The Law of the Sea Treaty was significantly revised in 1994, but many of its critics refuse to acknowledge this. The reform process began in 1990 under President George H.W. Bush. The first Bush Administration initiated further negotiations to resolve U.S. objections to the deep seabed mining regime described in Part XI and in Annexes III and IV.
These talks culminated on July 29, 1994 when the United States signed the “Agreement Relating to the Implementation of Part XI ,” which is often referred to as the Implementing Agreement. “The Agreement” comprehensively revised Part XI and the two annexes. It resolved all six of the problems identified by President Reagan in 1982.
The technology transfer requirement was eliminated and the Treaty delineated that nations must acquire equipment on the open market. The Agreement guarantees a seat to “The State, on the date of entry into force of the Convention, having the largest economy in terms of gross domestic product.” No nation comes close to America’s GDP, therefore America’s seat is not in doubt.
The voting rules were also changed and they ensure that the United States had a veto over rules, regulations and financial decisions. The LOS critics do acknowledge that all ISA actions, including the distribution of funds, would be subject to an American veto.
President Clinton signed the Treaty as well as the “Agreement Relating to the Implementation of Part XI”. It was submitted to the Senate for ratification in October of 1994. Every nation which has ratified the LOS Treaty has accepted the stipulation that the original 1982 pact and the “Implementing Agreement” of 1994 are a “single legally binding instrument.” In the event of an inconsistency, the Agreement is to prevail. Section 4 of the 1994 amendment “Affirms that the Agreement shall be interpreted and applied together with Part XI as a single instrument.”

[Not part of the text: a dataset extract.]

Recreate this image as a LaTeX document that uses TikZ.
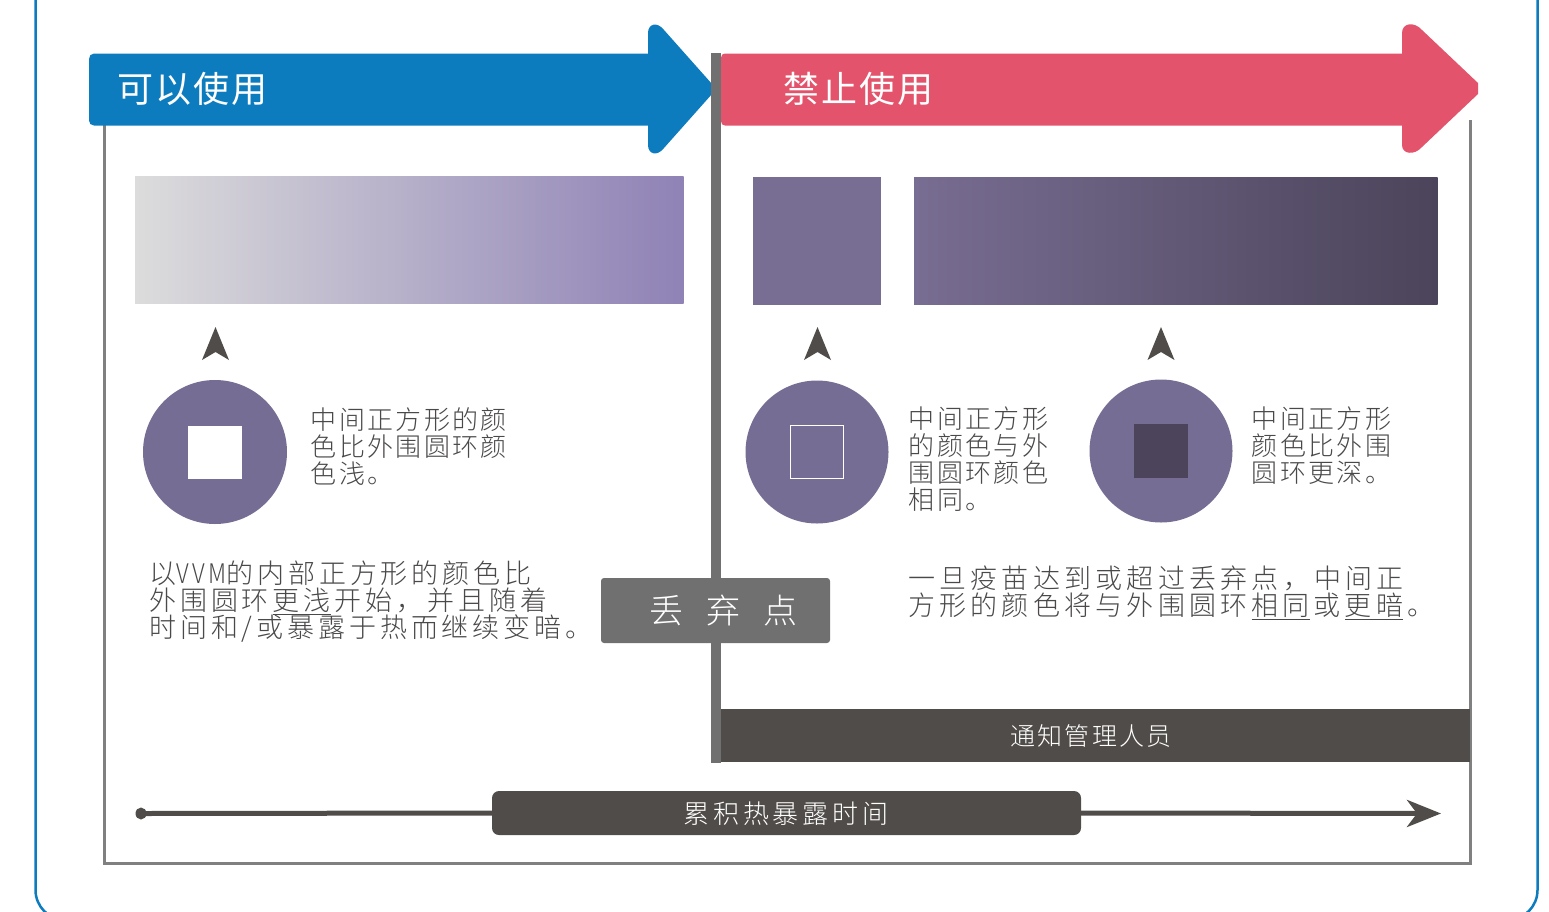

This is a key point because several prominent critics of the Treaty have misinterpreted the “Implementing Agreement” as not being part of the Treaty. This misinterpretation sustains the misgivings regarding the original Part XI provisions which were removed in 1994. This viewpoint has been championed by Frank Gaffney of the Center for Security Policy. He continually misreads the Implementing Agreement as not being legally binding on the Treaty.
Mr. Gaffney is not an attorney and has not presented any legal evidence to substantiate his argument. Legal opinions have now been issued by the Defense Department, the State Department, and the Senate Foreign Relations Committee. Each have concluded that the 1994 amendment is an “indentured part” of LOS and that any claim that it is not “is entirely without merit.”
Secretary of State Rice addressed this issue in a letter to the Foreign Relations Committee and assured the Senators that all of the 1994 changes have been incorporated and are binding.
The Treaty entered into force a month later on November 16, 1994 without the ascension of the United States.